>> begin

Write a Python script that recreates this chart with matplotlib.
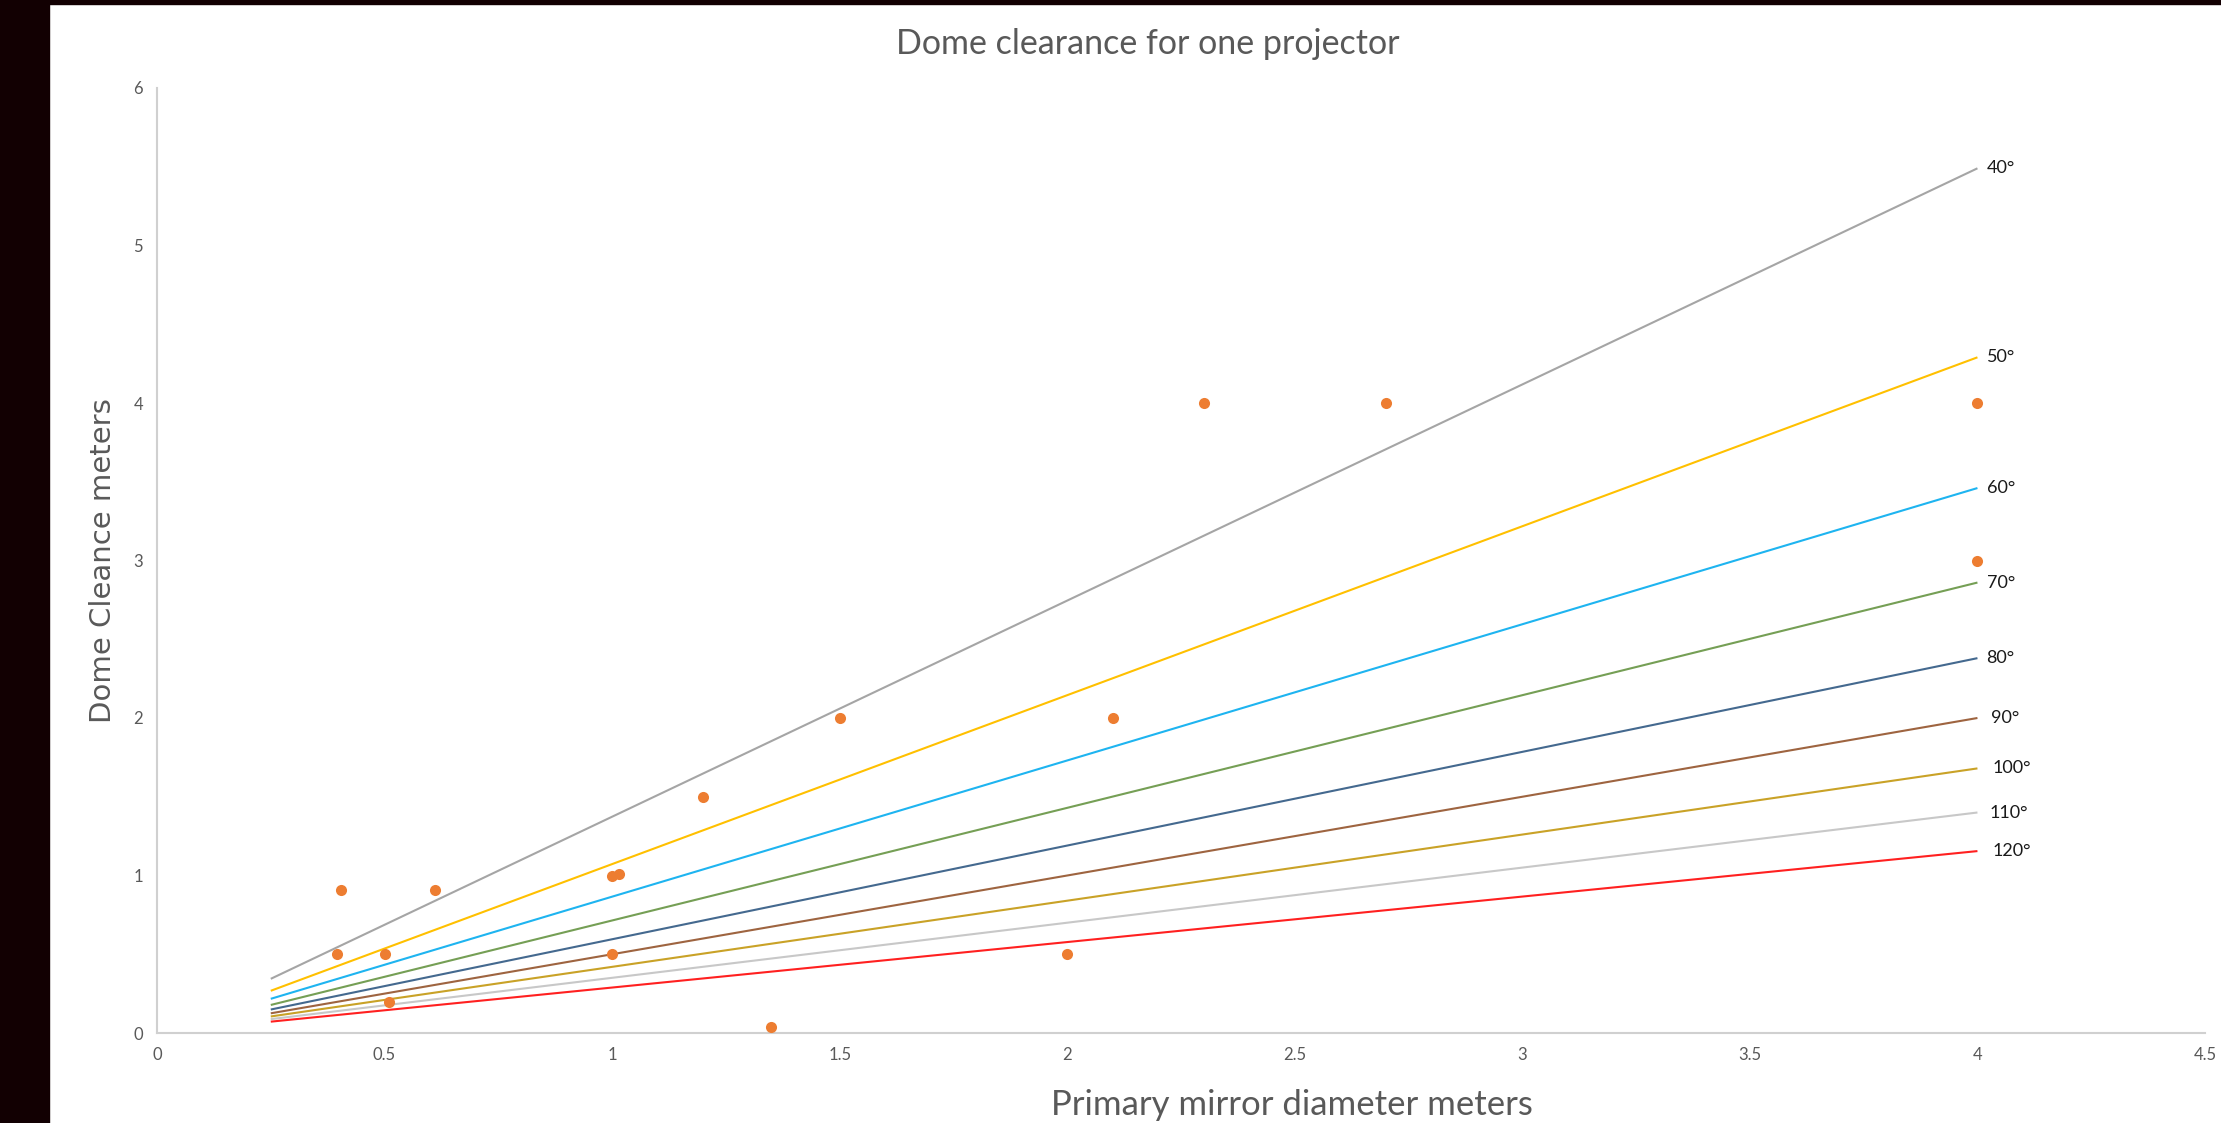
import matplotlib.pyplot as plt
import matplotlib.patches as patches

# projector field of view lines (clearance at the two ends of each line)
angles = ["40°", "50°", "60°", "70°", "80°", "90°", "100°", "110°", "120°"]
mirror_ends = [0.25, 4.0]
clear_start = [0.344, 0.268, 0.217, 0.178, 0.149, 0.125, 0.105, 0.088, 0.072]
clear_end = [5.49, 4.29, 3.46, 2.86, 2.38, 2.00, 1.68, 1.40, 1.155]

# existing telescopes
scope_diam = [0.405, 0.395, 0.5, 0.51, 0.61, 1.0, 1.015, 1.0, 1.2, 1.35,
              1.5, 2.0, 2.1, 2.3, 2.7, 4.0, 4.0]
scope_clear = [0.91, 0.5, 0.5, 0.2, 0.91, 1.0, 1.01, 0.5, 1.5, 0.04,
               2.0, 0.5, 2.0, 4.0, 4.0, 4.0, 3.0]

x_ticks = [0, 0.5, 1, 1.5, 2, 2.5, 3, 3.5, 4, 4.5]
x_tick_labels = ["0", "0.5", "1", "1.5", "2", "2.5", "3", "3.5", "4", "4.5"]
y_ticks = [0, 1, 2, 3, 4, 5, 6]

line_colors = ["#a5a5a5", "#ffc000", "#1eb4f0", "#759f55", "#44698f",
               "#9e6440", "#c9a227", "#c8c8c8", "#ff2020"]
label_dx = [7, 7, 7, 7, 6, 10, 11, 9, 11]

txt_font = ["Lato", "DejaVu Sans"]
grey = "#595959"

fig = plt.figure(figsize=(22.21, 11.23), dpi=100)
fig.patch.set_facecolor("white")

# dark frame strips from the screenshot
fig.add_artist(patches.Rectangle((0, 0), 49 / 2221, 1, transform=fig.transFigure,
                                 color="#120002", zorder=0))
fig.add_artist(patches.Rectangle((0, 1 - 4 / 1123), 1, 4 / 1123, transform=fig.transFigure,
                                 color="#120002", zorder=0))

ax = fig.add_axes([157 / 2221, 1 - 1033 / 1123, (2205 - 157) / 2221, (1033 - 88) / 1123])

for i in range(len(angles)):
    ax.plot(mirror_ends, [clear_start[i], clear_end[i]], color=line_colors[i],
            lw=1.5, solid_capstyle="butt", zorder=2)
    ax.annotate(angles[i], (mirror_ends[1], clear_end[i]), xytext=(label_dx[i], 0),
                textcoords="offset points", ha="left", va="center",
                fontsize=13, color="#1a1a1a", family=txt_font)

ax.scatter(scope_diam, scope_clear, s=64, color="#ed7d31", zorder=3, linewidths=0)

ax.set_xlim(0, 4.5)
ax.set_ylim(0, 6)
ax.set_xticks(x_ticks)
ax.set_xticklabels(x_tick_labels)
ax.set_yticks(y_ticks)
ax.tick_params(length=0, labelsize=12, labelcolor=grey, pad=10)
for lab in ax.get_xticklabels() + ax.get_yticklabels():
    lab.set_family(txt_font)

for side in ["top", "right"]:
    ax.spines[side].set_visible(False)
for side in ["left", "bottom"]:
    ax.spines[side].set_color("#d0d0d0")
    ax.spines[side].set_linewidth(1.5)

fig.text(1148 / 2221, 1 - 44 / 1123, "Dome clearance for one projector",
         ha="center", va="center", fontsize=24.5, color=grey, family=txt_font)
fig.text(1292 / 2221, 1 - 1105 / 1123, "Primary mirror diameter meters",
         ha="center", va="center", fontsize=25, color=grey, family=txt_font)
fig.text(103 / 2221, 1 - 561 / 1123, "Dome Cleance meters", rotation=90,
         ha="center", va="center", fontsize=21, color=grey, family="DejaVu Sans")

fig.savefig("out.png", dpi=100)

>> end

■ **Exercise**
Reproduce each line exactly, please, except for any pictures.

■ **Answer for this exercise**
Write a Python script that recreates this chart with matplotlib.
import matplotlib.pyplot as plt
import matplotlib.patches as patches

# projector field of view lines (clearance at the two ends of each line)
angles = ["40°", "50°", "60°", "70°", "80°", "90°", "100°", "110°", "120°"]
mirror_ends = [0.25, 4.0]
clear_start = [0.344, 0.268, 0.217, 0.178, 0.149, 0.125, 0.105, 0.088, 0.072]
clear_end = [5.49, 4.29, 3.46, 2.86, 2.38, 2.00, 1.68, 1.40, 1.155]

# existing telescopes
scope_diam = [0.405, 0.395, 0.5, 0.51, 0.61, 1.0, 1.015, 1.0, 1.2, 1.35,
              1.5, 2.0, 2.1, 2.3, 2.7, 4.0, 4.0]
scope_clear = [0.91, 0.5, 0.5, 0.2, 0.91, 1.0, 1.01, 0.5, 1.5, 0.04,
               2.0, 0.5, 2.0, 4.0, 4.0, 4.0, 3.0]

x_ticks = [0, 0.5, 1, 1.5, 2, 2.5, 3, 3.5, 4, 4.5]
x_tick_labels = ["0", "0.5", "1", "1.5", "2", "2.5", "3", "3.5", "4", "4.5"]
y_ticks = [0, 1, 2, 3, 4, 5, 6]

line_colors = ["#a5a5a5", "#ffc000", "#1eb4f0", "#759f55", "#44698f",
               "#9e6440", "#c9a227", "#c8c8c8", "#ff2020"]
label_dx = [7, 7, 7, 7, 6, 10, 11, 9, 11]

txt_font = ["Lato", "DejaVu Sans"]
grey = "#595959"

fig = plt.figure(figsize=(22.21, 11.23), dpi=100)
fig.patch.set_facecolor("white")

# dark frame strips from the screenshot
fig.add_artist(patches.Rectangle((0, 0), 49 / 2221, 1, transform=fig.transFigure,
                                 color="#120002", zorder=0))
fig.add_artist(patches.Rectangle((0, 1 - 4 / 1123), 1, 4 / 1123, transform=fig.transFigure,
                                 color="#120002", zorder=0))

ax = fig.add_axes([157 / 2221, 1 - 1033 / 1123, (2205 - 157) / 2221, (1033 - 88) / 1123])

for i in range(len(angles)):
    ax.plot(mirror_ends, [clear_start[i], clear_end[i]], color=line_colors[i],
            lw=1.5, solid_capstyle="butt", zorder=2)
    ax.annotate(angles[i], (mirror_ends[1], clear_end[i]), xytext=(label_dx[i], 0),
                textcoords="offset points", ha="left", va="center",
                fontsize=13, color="#1a1a1a", family=txt_font)

ax.scatter(scope_diam, scope_clear, s=64, color="#ed7d31", zorder=3, linewidths=0)

ax.set_xlim(0, 4.5)
ax.set_ylim(0, 6)
ax.set_xticks(x_ticks)
ax.set_xticklabels(x_tick_labels)
ax.set_yticks(y_ticks)
ax.tick_params(length=0, labelsize=12, labelcolor=grey, pad=10)
for lab in ax.get_xticklabels() + ax.get_yticklabels():
    lab.set_family(txt_font)

for side in ["top", "right"]:
    ax.spines[side].set_visible(False)
for side in ["left", "bottom"]:
    ax.spines[side].set_color("#d0d0d0")
    ax.spines[side].set_linewidth(1.5)

fig.text(1148 / 2221, 1 - 44 / 1123, "Dome clearance for one projector",
         ha="center", va="center", fontsize=24.5, color=grey, family=txt_font)
fig.text(1292 / 2221, 1 - 1105 / 1123, "Primary mirror diameter meters",
         ha="center", va="center", fontsize=25, color=grey, family=txt_font)
fig.text(103 / 2221, 1 - 561 / 1123, "Dome Cleance meters", rotation=90,
         ha="center", va="center", fontsize=21, color=grey, family="DejaVu Sans")

fig.savefig("out.png", dpi=100)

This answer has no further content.